Have you ever heard a song where the acoustic guitar just seems to sparkle and shimmer, almost as though two guitarists are playing together in perfect unison? If the answer to that question is yes, the chances are you were listening to a 12-string acoustic guitar.
With a number of models on the market to suit every budget, 12-string acoustic guitars can add a sense of depth and texture to your playing that your favourite 6-string simply cannot!
What is a 12-string acoustic guitar?
Simply put, a 12-string acoustic guitar is an acoustic guitar with, yep…you guessed it, 12 strings! In terms of body shape, tone woods and general specs, 12-string acoustic guitars are almost identical to their 6-string counterparts, but with one major difference: There are twice as many strings.
12-string acoustic guitars are typically tuned to the same pitch as 6-string models (EADGBE) but with each string doubled up. The top two pairs of strings are tuned in unison (the same pitch) and the bottom four pairs are tuned in octaves i.e. the doubled up string will be the same pitch as the open string played at the 12th fret. The resulting sound is bright, shimmery and almost chorus like.
How Do You Play a 12-String Acoustic Guitar?
A guitar with twice the number of strings is going to be twice as hard to play, right? Well, no, fortunately this isn’t the case, although it does take some getting used to and requires adjustments to your playing – and plenty of practice of course.
The string spacing on a 12-string acoustic guitar is generally narrower than that of a 6-string. That means it requires more precision when picking and fretting individual strings. Additionally, fretting chords and string bends requires more force due to the higher string tension on the neck. Consequently, 12-string acoustic guitars are most commonly used for rhythm playing although this is not a hard and fast rule. You are bound only by your own imagination!

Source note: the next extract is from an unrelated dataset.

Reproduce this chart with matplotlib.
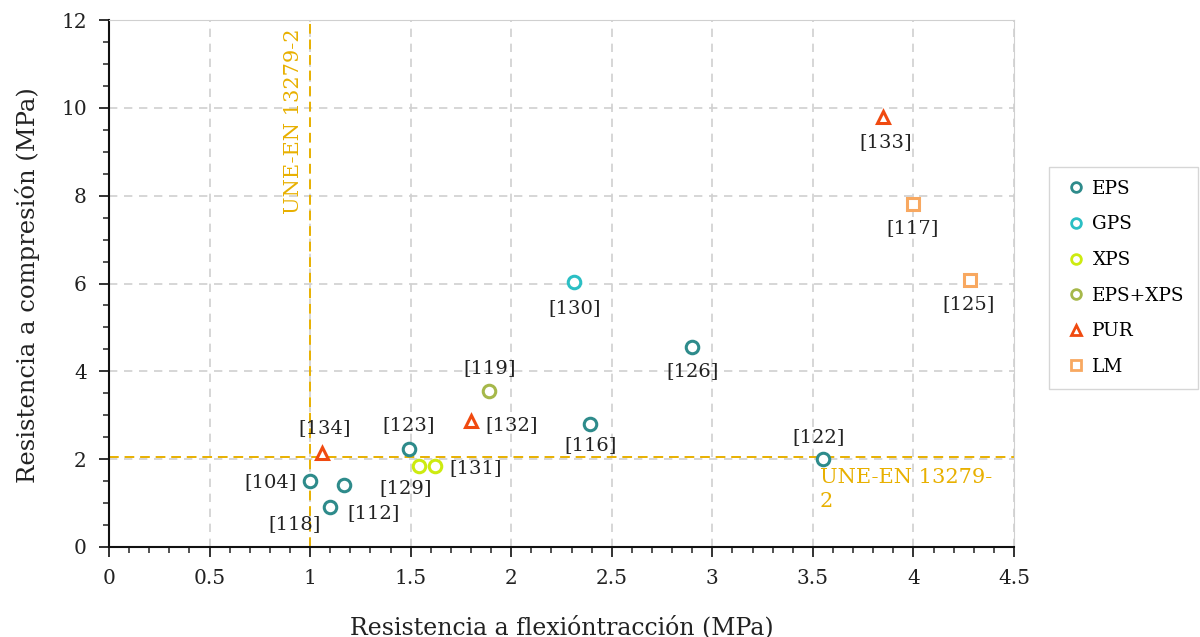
import matplotlib
matplotlib.use("Agg")
import matplotlib.pyplot as plt
from matplotlib.ticker import MultipleLocator

plt.rcParams['font.family'] = ['DejaVu Serif']

# ---- data ----
eps_x = [1.00, 1.17, 1.10, 1.49, 2.39, 2.90, 3.55]
eps_y = [1.50, 1.41, 0.91, 2.23, 2.80, 4.56, 2.00]
eps_lab = ["[104]", "[112]", "[118]", "[123]", "[116]", "[126]", "[122]"]

gps_x = [2.31]
gps_y = [6.04]
gps_lab = ["[130]"]

xps_x = [1.54, 1.62]
xps_y = [1.85, 1.85]
xps_lab = ["[129]", "[131]"]

epsxps_x = [1.89]
epsxps_y = [3.55]
epsxps_lab = ["[119]"]

pur_x = [1.06, 1.80, 3.85]
pur_y = [2.14, 2.87, 9.79]
pur_lab = ["[134]", "[132]", "[133]"]

lm_x = [4.00, 4.28]
lm_y = [7.81, 6.08]
lm_lab = ["[117]", "[125]"]

limit_x = 1.0
limit_y = 2.05

# label offsets in pixels (dx, dy up-positive)
offsets = {
    "[104]": (-40, -1), "[112]": (29, -28), "[118]": (-36, -17), "[123]": (0, 24),
    "[116]": (1, -21), "[126]": (0, -24), "[122]": (-4, 22), "[130]": (1, -26),
    "[129]": (-13, -22), "[131]": (41, -2), "[119]": (1, 23), "[134]": (2, 25),
    "[132]": (41, -4), "[133]": (2, -25), "[117]": (-1, -24), "[125]": (-1, -24),
}

fig = plt.figure(figsize=(12, 6.37), dpi=100)
ax = fig.add_axes([109/1200, 1-547/637, 905/1200, 527/637])

ax.set_xlim(0, 4.5)
ax.set_ylim(0, 12)
ax.xaxis.set_major_locator(MultipleLocator(0.5))
ax.xaxis.set_minor_locator(MultipleLocator(0.1))
ax.yaxis.set_major_locator(MultipleLocator(2))
ax.yaxis.set_minor_locator(MultipleLocator(0.5))
ax.set_xticks([0, 0.5, 1, 1.5, 2, 2.5, 3, 3.5, 4, 4.5])
ax.set_xticklabels(["0", "0.5", "1", "1.5", "2", "2.5", "3", "3.5", "4", "4.5"])
ax.tick_params(axis='both', which='major', direction='out', length=7, width=1.3,
               labelsize=14.5, colors='#222222', pad=9)
ax.tick_params(axis='both', which='minor', direction='out', length=4, width=1.1, colors='#222222')
ax.grid(True, which='major', linestyle=(0, (5, 4)), color='#d0d0d0', linewidth=1.2)
ax.set_axisbelow(True)
for s in ['top', 'right']:
    ax.spines[s].set_color('#d0d0d0')
for s in ['left', 'bottom']:
    ax.spines[s].set_color('#111111')
    ax.spines[s].set_linewidth(1.5)

line_c = '#E8B000'
ax.axhline(limit_y, color=line_c, linestyle=(0, (5, 3)), linewidth=1.4, zorder=2)
ax.axvline(limit_x, color=line_c, linestyle=(0, (5, 3)), linewidth=1.4, zorder=2)
ax.text(0.915, 11.8, "UNE-EN 13279-2", rotation=90, color=line_c, fontsize=15,
        ha='center', va='top')
ax.text(3.535, 1.8, "UNE-EN 13279-\n2", color=line_c, fontsize=15,
        ha='left', va='top', linespacing=1.35)

series = [
    (eps_x, eps_y, eps_lab, 'o', '#2E8B8B', 'EPS'),
    (gps_x, gps_y, gps_lab, 'o', '#2BBFC4', 'GPS'),
    (xps_x, xps_y, xps_lab, 'o', '#CDEB10', 'XPS'),
    (epsxps_x, epsxps_y, epsxps_lab, 'o', '#A6B84A', 'EPS+XPS'),
    (pur_x, pur_y, pur_lab, '^', '#F04A10', 'PUR'),
    (lm_x, lm_y, lm_lab, 's', '#F8A860', 'LM'),
]
for xs, ys, labs, m, c, name in series:
    ms = 9 if m == 'o' else (8 if m == '^' else 9)
    ax.plot(xs, ys, linestyle='none', marker=m, markersize=ms, markerfacecolor='white',
            markeredgecolor=c, markeredgewidth=2.2, label=name, zorder=4)
    for x, y, lab in zip(xs, ys, labs):
        dx, dy = offsets[lab]
        ax.annotate(lab, (x, y), xytext=(dx*0.72, dy*0.72), textcoords='offset points',
                    ha='center', va='center', fontsize=14, color='#222222', zorder=5)

leg = ax.legend(loc='upper left', bbox_to_anchor=((1049-109)/905, (547-167)/527), fontsize=13.3,
                frameon=True, fancybox=False, edgecolor='#cccccc', labelspacing=0.95,
                handletextpad=0.15, borderpad=0.7, handlelength=1.5, borderaxespad=0)
leg.get_frame().set_linewidth(1.0)
for h in leg.legend_handles:
    h.set_markersize(7)
    h.set_markeredgewidth(2)

fig.text(562/1200, 1-627/637, "Resistencia a flexióntracción (MPa)", fontsize=17,
         color='#222222', ha='center', va='center')
fig.text(28/1200, 1-285/637, "Resistencia a compresión (MPa)", fontsize=17.5,
         color='#222222', ha='center', va='center', rotation=90)

fig.savefig("out.png", dpi=100)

The chord shapes are the same as they are on a 6-string guitar but barre chords can be a little more tricky (and painful) as there are twice as many strings to fret. As a result, many players will use open position chord shapes, or even use a capo, for this very reason. After all, you want the guitar to work with you rather than fight back, right?
A great example of a 12-string acoustic used in a rhythmic context can be heard throughout, but most prominently, in the intro to Bon Jovi’s ‘Wanted Dead Or Alive’.